Christian and Oriental Philosophy of Art - Why Exhibit Works of Art? by Ananda K. Coomaraswamy

 



Ananda K. Coomaraswamy is an art critic and spokesperson for the perennial philosophy of Plato, Plotinus, Bonaventura, Aquinas, Meister Eckhart and the Upanishads. There is not a word in these nine essays about the aesthetic theories by authors writing at the same time as Coomaraswamy, writers such as John Dewey, George Santayana, or Ernest Gombrich. Why? Because Coomaraswamy does not have the slightest interest in aesthetics or aesthetic experience. To have a clear understanding of Coomarasway's foundational and key ideas about art, here are several quotes from his main essay in this collection. Beneath each quote is my own brief commentary.

"The artist is not a special kind of man, but every man who is not an artist in some field, every man without a vocation, is an idler." Coomaraswamy tells us in traditional societies the artist is not a special kind of man but every man is a special kind of artist.

Think here of a medieval cathedral that was built by vast numbers of craftsmen who wouldn't think of signing their work. He rebels against our modern world were we make a sharp distinction between an artist (the special kind of man) painting his artwork to be displayed in a museum and the factory worker (an ordinary or `un-special' kind of man) on the assembly line. Thus, Coomaraswamy says, "Industry without art is brutality."

"The practice of art can never be, unless for the sentimentalist who lives for pleasure, an 'art for art's sake', that is to say a production of 'fine' or useless objects only that we may be delighted by 'fine colors and sounds'. The greater part of our boasted 'love of art' is nothing but the enjoyment of comfortable feelings."

For Coomaraswamy, the fine colors of impressionist painters like Monet, Cezanne, Renoir, and Seurat are only that, fine colors, the aesthetic surface of life, where the viewer is encouraged to `love art' and enjoy comfortable feelings. These fine colors are a world away from the metaphysical and spiritual ideas represented by statues in a medieval monastery or an ancient Buddhist temple.

"It is just insofar as we do now see only the things as they are in themselves, and only ourselves as we are in ourselves, that we have killed the metaphysical man and shut ourselves up in the dismal cave of functional and economic determinism."

Here Coomaraswamy observes how we in our modern technological world of high specialization have shattered the wholeness of our spiritual inner selves; our everyday life of activity (making of things) and interaction with the world is not an expression of our total human nature, but rather is reduced to mere function and utility. The art produced in such a society also reflects this alienation. One can imagine what must have gone through Coomaraswamy's mind when viewing Duchamp's Fountain (a porcelain urinal) or a painting of Max Ernst or Pablo Picasso.

"Our conception of art as essentially the expression of a personality, or whole view of genius, our impertinent curiosities about the artist's private life, all these things are the products of a perverted individualism and prevent our understanding of the nature of medieval and oriental art."

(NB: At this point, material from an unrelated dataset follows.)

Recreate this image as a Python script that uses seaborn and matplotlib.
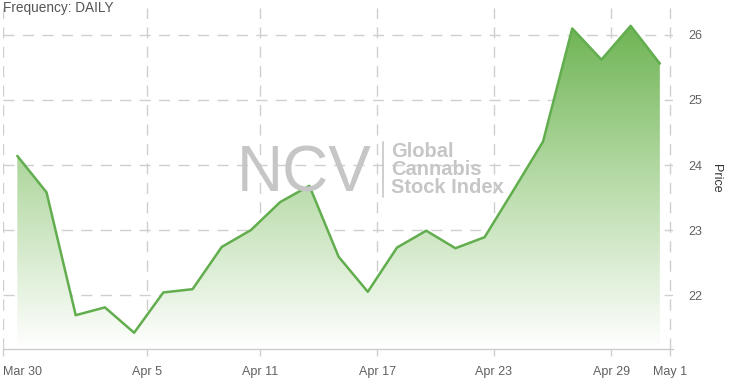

How many biographies and commentaries have been written on the life of Picasso, Jackson Pollock, Andy Warhol? Coomaraswamy would not be impressed; rather, he would see all such writing as so much obsession with personality and an expression of perverse individualism. What would be at the absolute opposite end of the artistic spectrum from Coomaraswamy's philosophy? How about three quotes from Andy Warhol - 1) Art is what you can get away with. 2) An artist is a person who produces things that people don't need to have. 3) I am a deeply superficial person.

"We have emphasized that art is for the man, and not the man for art: that whatever is made only to give pleasure is a luxury and that the love of art under these conditions becomes a mortal sin."

I recommend a careful reading of this collection of Coomaraswamy's essays. You don't necessarily have to entirely agree with his philosophy of art to appreciate his perspective on how art was integrated into traditional societies and how our modern world has gone off in other directions.